[Material to process]
## BEGIN

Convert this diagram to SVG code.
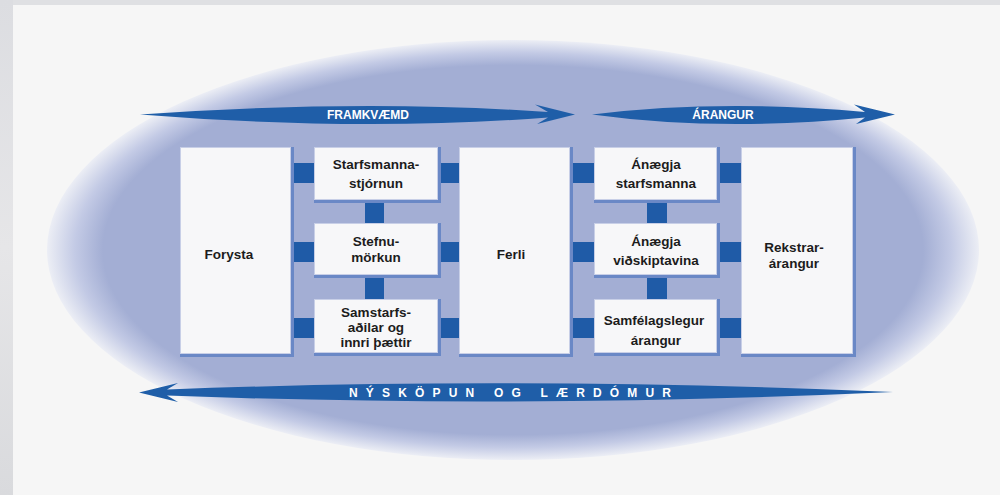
<svg xmlns="http://www.w3.org/2000/svg" width="1000" height="495" viewBox="0 0 1000 495">
  <defs>
    <linearGradient id="frameL" x1="0" y1="0" x2="0" y2="1">
      <stop offset="0" stop-color="#dcdde1"/>
      <stop offset="0.5" stop-color="#e6e6e8"/>
      <stop offset="1" stop-color="#d9dadd"/>
    </linearGradient>
    <radialGradient id="ell" cx="0.5" cy="0.5" r="0.5">
      <stop offset="0" stop-color="#a3aed4"/>
      <stop offset="0.88" stop-color="#a3aed4"/>
      <stop offset="0.94" stop-color="#c3cae5"/>
      <stop offset="1" stop-color="#eceef5"/>
    </radialGradient>
    <style>
      .shadow { fill: #6a88c6; }
      .box { fill: #f7f7f9; stroke: #c8cfe7; stroke-width: 1; }
      .lbl { font-family: "Liberation Sans", Arial, sans-serif; font-weight: bold; font-size: 13.5px; fill: #1c1c1c; text-anchor: middle; }
      .conn { fill: #1f5ba7; }
      .arrow { fill: #1f5ea8; }
      .atxt { font-family: "Liberation Sans", Arial, sans-serif; font-weight: bold; font-size: 12px; fill: #ffffff; text-anchor: middle; }
    </style>
  </defs>

  <!-- background -->
  <rect x="0" y="0" width="1000" height="495" fill="#f6f6f6"/>
  <rect x="0" y="0" width="1000" height="5" fill="#dfe0e3"/>
  <rect x="0" y="0" width="13" height="495" fill="url(#frameL)"/>

  <!-- ellipse -->
  <ellipse cx="513" cy="250" rx="466" ry="210" fill="url(#ell)"/>

  <!-- arrows -->
  <g id="arrows">
    <g id="arrow-framkvaemd">
      <path class="arrow" d="M140,114.5 Q360,99 548,112 L535,104.5 L575,114.5 L537,124 L548,117.5 Q360,132 140,114.5 Z"/>
      <text class="atxt" x="368" y="119">FRAMKVÆMD</text>
    </g>
    <g id="arrow-arangur">
      <path class="arrow" d="M592,114.5 Q720,99 865,112 L854,104.5 L895,114.5 L856,124 L865,117.5 Q720,132 592,114.5 Z"/>
      <text class="atxt" x="723" y="119">ÁRANGUR</text>
    </g>
    <g id="arrow-nyskopun">
      <path class="arrow" d="M893,392 Q520,376 167,389.5 L178,383 L139,392.5 L178,402 L167,395.5 Q520,409 893,392 Z"/>
      <text class="atxt" x="349" y="396.5" font-size="11" style="text-anchor:start" textLength="322" lengthAdjust="spacing">NÝSKÖPUN OG LÆRDÓMUR</text>
    </g>
  </g>

  <!-- connectors -->
  <g id="connectors">
    <rect class="conn" x="293" y="163" width="22" height="20"/>
    <rect class="conn" x="293" y="242" width="22" height="20"/>
    <rect class="conn" x="293" y="318" width="22" height="20"/>
    <rect class="conn" x="439" y="163" width="22" height="20"/>
    <rect class="conn" x="439" y="242" width="22" height="20"/>
    <rect class="conn" x="439" y="318" width="22" height="20"/>
    <rect class="conn" x="365" y="201" width="19" height="23"/>
    <rect class="conn" x="365" y="276" width="19" height="24"/>
    <rect class="conn" x="572" y="163" width="23" height="20"/>
    <rect class="conn" x="572" y="242" width="23" height="20"/>
    <rect class="conn" x="572" y="318" width="23" height="20"/>
    <rect class="conn" x="718" y="163" width="24" height="20"/>
    <rect class="conn" x="718" y="242" width="24" height="20"/>
    <rect class="conn" x="718" y="318" width="24" height="20"/>
    <rect class="conn" x="647" y="201" width="20" height="23"/>
    <rect class="conn" x="647" y="276" width="20" height="24"/>
  </g>

  <!-- nodes -->
  <g id="node-forysta">
    <rect class="shadow" x="180" y="147" width="114" height="210"/>
    <rect class="box" x="180.5" y="147.5" width="110" height="206"/>
    <text class="lbl" x="229" y="259">Forysta</text>
  </g>
  <g id="node-starfsmannastjornun">
    <rect class="shadow" x="314" y="147" width="127" height="56"/>
    <rect class="box" x="314.5" y="147.5" width="123" height="52"/>
    <text class="lbl" x="376" y="169">Starfsmanna-</text>
    <text class="lbl" x="376" y="188">stjórnun</text>
  </g>
  <g id="node-stefnumorkun">
    <rect class="shadow" x="314" y="223" width="127" height="55"/>
    <rect class="box" x="314.5" y="223.5" width="123" height="51"/>
    <text class="lbl" x="376" y="246">Stefnu-</text>
    <text class="lbl" x="376" y="262">mörkun</text>
  </g>
  <g id="node-samstarfsadilar">
    <rect class="shadow" x="314" y="299" width="127" height="57"/>
    <rect class="box" x="314.5" y="299.5" width="123" height="53"/>
    <text class="lbl" x="376" y="317">Samstarfs-</text>
    <text class="lbl" x="376" y="332">aðilar og</text>
    <text class="lbl" x="376" y="347">innri þættir</text>
  </g>
  <g id="node-ferli">
    <rect class="shadow" x="459" y="147" width="114" height="210"/>
    <rect class="box" x="459.5" y="147.5" width="110" height="206"/>
    <text class="lbl" x="511" y="259">Ferli</text>
  </g>
  <g id="node-anaegja-starfsmanna">
    <rect class="shadow" x="594" y="147" width="126" height="56"/>
    <rect class="box" x="594.5" y="147.5" width="122" height="52"/>
    <text class="lbl" x="656" y="169">Ánægja</text>
    <text class="lbl" x="656" y="188">starfsmanna</text>
  </g>
  <g id="node-anaegja-vidskiptavina">
    <rect class="shadow" x="594" y="223" width="126" height="55"/>
    <rect class="box" x="594.5" y="223.5" width="122" height="51"/>
    <text class="lbl" x="656" y="246">Ánægja</text>
    <text class="lbl" x="656" y="265">viðskiptavina</text>
  </g>
  <g id="node-samfelagslegur">
    <rect class="shadow" x="594" y="299" width="126" height="57"/>
    <rect class="box" x="594.5" y="299.5" width="122" height="53"/>
    <text class="lbl" x="654" y="325">Samfélagslegur</text>
    <text class="lbl" x="656" y="345">árangur</text>
  </g>
  <g id="node-rekstrararangur">
    <rect class="shadow" x="741" y="147" width="115" height="210"/>
    <rect class="box" x="741.5" y="147.5" width="111" height="206"/>
    <text class="lbl" x="794" y="252">Rekstrar-</text>
    <text class="lbl" x="794" y="268">árangur</text>
  </g>
</svg>
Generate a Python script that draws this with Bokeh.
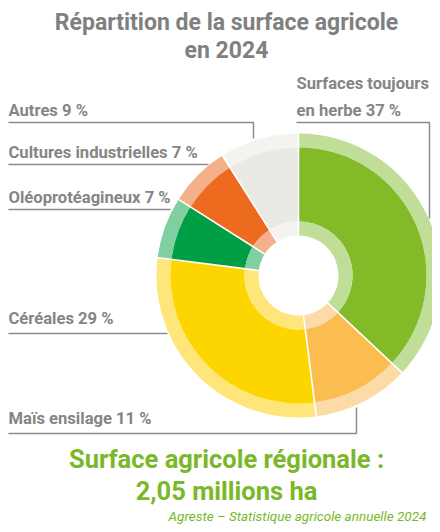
import math
from bokeh.plotting import figure
from bokeh.models import Range1d, ColumnDataSource
from bokeh.core.properties import value
from bokeh.embed import file_html
from bokeh.resources import INLINE

# ---- data ----
categories = ["Surfaces toujours\nen herbe", "Maïs ensilage", "Céréales",
              "Oléoprotéagineux", "Cultures industrielles", "Autres"]
shares = [37, 11, 29, 7, 7, 9]
main_colors = ["#82BA28", "#FBBC50", "#FDD500", "#009E45", "#EC6B1E", "#EAE9E4"]
light_colors = ["#C1DE98", "#FCDBA6", "#FEE67A", "#7FCFA0", "#F4B08A", "#F4F3EF"]
title_lines = ["Répartition de la surface agricole", "en 2024"]
footer_lines = ["Surface agricole régionale :", "2,05 millions ha"]
source_text = "Agreste – Statistique agricole annuelle 2024"

# ---- layout helpers (picture coords -> data coords) ----
W, H = 432, 524
def Y(py):
    return H - py

p = figure(width=W, height=H, x_range=Range1d(0, W), y_range=Range1d(0, H),
           output_backend="svg", toolbar_location=None, min_border=0)
p.axis.visible = False
p.grid.visible = False
p.outline_line_color = None
p.background_fill_color = "white"

cx, cy = 298, Y(275)
r_hole, r_in, r_main, r_out = 40, 54, 128, 142

total = float(sum(shares))
starts, ends = [], []
acc = 0.0
for s in shares:
    starts.append(math.pi / 2 - acc / total * 2 * math.pi)
    acc += s
    ends.append(math.pi / 2 - acc / total * 2 * math.pi)

src = ColumnDataSource(dict(start=starts, end=ends, main=main_colors, light=light_colors))
p.annular_wedge(x=cx, y=cy, inner_radius=r_main, outer_radius=r_out, start_angle="start",
                end_angle="end", direction="clock", fill_color="light", line_color=None, source=src)
p.annular_wedge(x=cx, y=cy, inner_radius=r_in, outer_radius=r_main, start_angle="start",
                end_angle="end", direction="clock", fill_color="main", line_color=None, source=src)
p.annular_wedge(x=cx, y=cy, inner_radius=r_hole, outer_radius=r_in, start_angle="start",
                end_angle="end", direction="clock", fill_color="light", line_color=None, source=src)

# white separators
sx0 = [cx + r_hole * math.cos(a) for a in starts]
sy0 = [cy + r_hole * math.sin(a) for a in starts]
sx1 = [cx + (r_out + 1) * math.cos(a) for a in starts]
sy1 = [cy + (r_out + 1) * math.sin(a) for a in starts]
p.segment(x0=sx0, y0=sy0, x1=sx1, y1=sy1, line_color="white", line_width=1.6)

# ---- labels ----
gray = "#858585"
labels = [f"{c} {v} %" for c, v in zip(categories, shares)]
lab_x = [296, 8, 8, 8, 8, 8]
lab_y = [Y(96.5), Y(418), Y(318), Y(197), Y(152), Y(110)]
p.text(x=lab_x, y=lab_y, text=labels, text_font=value("Roboto"), text_font_style="bold",
       text_font_size="16.6px", text_color=gray, text_align="left", text_baseline="middle",
       text_line_height=1.45)

# leader lines (polylines)
leaders_x = [[296, 429, 429], [8, 356, 356], [8, 167], [8, 170], [8, 208], [8, 253, 253]]
leaders_y = [[Y(122), Y(122), Y(218)], [Y(433), Y(433), Y(407)], [Y(333), Y(333)],
             [Y(209), Y(209)], [Y(164), Y(164)], [Y(122), Y(122), Y(138)]]
p.multi_line(xs=leaders_x, ys=leaders_y, line_color="#8C8C8C", line_width=1.5)

# ---- title ----
p.text(x=[226, 226], y=[Y(22), Y(50)], text=title_lines, text_font=value("Roboto"),
       text_font_style="bold", text_font_size="23px", text_color="#808080",
       text_align="center", text_baseline="middle")

# ---- footer ----
p.text(x=[226, 226], y=[Y(458), Y(490)], text=footer_lines, text_font=value("Roboto"),
       text_font_style="bold", text_font_size="25.5px", text_color="#7AB829",
       text_align="center", text_baseline="middle")
p.text(x=[168], y=[Y(515)], text=[source_text], text_font=value("Roboto"),
       text_font_style="italic", text_font_size="13.5px", text_color="#7AB829",
       text_align="left", text_baseline="middle")

open("out.html", "w").write(file_html(p, INLINE))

## END

[Requirements]
Write out the lines running from the one that contains "Generate a Python" through the one that contains "from bokeh.resources import INLINE", ends included, and nothing else. Pictures stay out of the copy.

[The response]
Generate a Python script that draws this with Bokeh.
import math
from bokeh.plotting import figure
from bokeh.models import Range1d, ColumnDataSource
from bokeh.core.properties import value
from bokeh.embed import file_html
from bokeh.resources import INLINE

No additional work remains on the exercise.